Provided records:
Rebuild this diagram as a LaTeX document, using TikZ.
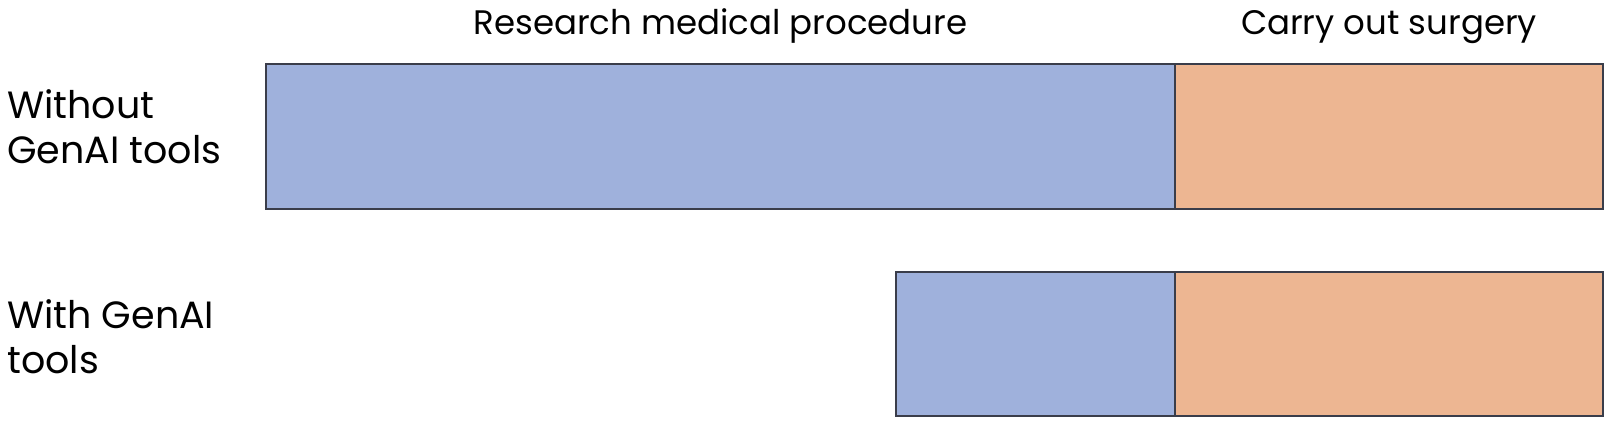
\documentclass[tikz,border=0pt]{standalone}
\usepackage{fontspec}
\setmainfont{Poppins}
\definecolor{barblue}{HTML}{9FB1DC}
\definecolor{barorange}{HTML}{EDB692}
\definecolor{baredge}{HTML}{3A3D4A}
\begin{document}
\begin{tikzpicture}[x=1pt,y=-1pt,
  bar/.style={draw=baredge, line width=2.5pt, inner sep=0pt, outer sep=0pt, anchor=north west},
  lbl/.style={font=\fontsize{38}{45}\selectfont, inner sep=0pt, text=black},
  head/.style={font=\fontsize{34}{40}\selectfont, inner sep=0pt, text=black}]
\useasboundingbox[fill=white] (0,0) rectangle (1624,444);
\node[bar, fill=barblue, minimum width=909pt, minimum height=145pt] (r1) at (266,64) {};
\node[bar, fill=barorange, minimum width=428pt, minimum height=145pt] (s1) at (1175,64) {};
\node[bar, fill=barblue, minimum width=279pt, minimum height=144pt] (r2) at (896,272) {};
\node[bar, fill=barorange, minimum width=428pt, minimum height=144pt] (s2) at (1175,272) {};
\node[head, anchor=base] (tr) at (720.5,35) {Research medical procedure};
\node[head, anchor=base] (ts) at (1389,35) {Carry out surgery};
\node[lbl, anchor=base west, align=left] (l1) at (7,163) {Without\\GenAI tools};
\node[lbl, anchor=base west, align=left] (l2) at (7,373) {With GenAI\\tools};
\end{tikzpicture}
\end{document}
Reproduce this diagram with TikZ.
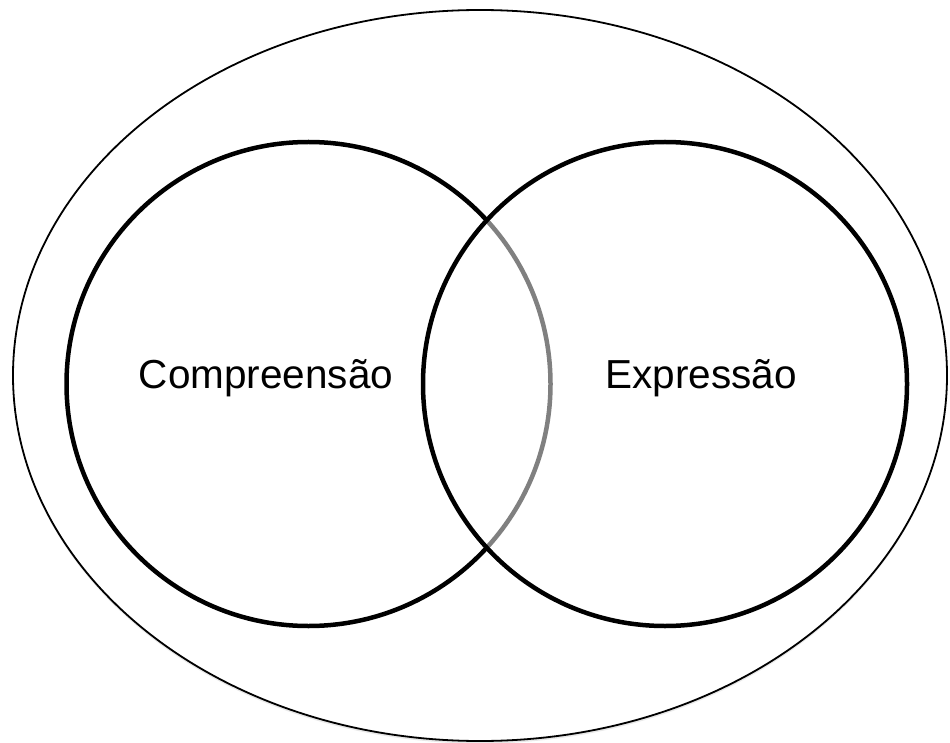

Task to complete: Your copy should match the records word for word, with the pictures removed.

Correct output:
Rebuild this diagram as a LaTeX document, using TikZ.
\documentclass[tikz,border=0pt]{standalone}
\usepackage{fontspec}
\setmainfont{Poppins}
\definecolor{barblue}{HTML}{9FB1DC}
\definecolor{barorange}{HTML}{EDB692}
\definecolor{baredge}{HTML}{3A3D4A}
\begin{document}
\begin{tikzpicture}[x=1pt,y=-1pt,
  bar/.style={draw=baredge, line width=2.5pt, inner sep=0pt, outer sep=0pt, anchor=north west},
  lbl/.style={font=\fontsize{38}{45}\selectfont, inner sep=0pt, text=black},
  head/.style={font=\fontsize{34}{40}\selectfont, inner sep=0pt, text=black}]
\useasboundingbox[fill=white] (0,0) rectangle (1624,444);
\node[bar, fill=barblue, minimum width=909pt, minimum height=145pt] (r1) at (266,64) {};
\node[bar, fill=barorange, minimum width=428pt, minimum height=145pt] (s1) at (1175,64) {};
\node[bar, fill=barblue, minimum width=279pt, minimum height=144pt] (r2) at (896,272) {};
\node[bar, fill=barorange, minimum width=428pt, minimum height=144pt] (s2) at (1175,272) {};
\node[head, anchor=base] (tr) at (720.5,35) {Research medical procedure};
\node[head, anchor=base] (ts) at (1389,35) {Carry out surgery};
\node[lbl, anchor=base west, align=left] (l1) at (7,163) {Without\\GenAI tools};
\node[lbl, anchor=base west, align=left] (l2) at (7,373) {With GenAI\\tools};
\end{tikzpicture}
\end{document}
Reproduce this diagram with TikZ.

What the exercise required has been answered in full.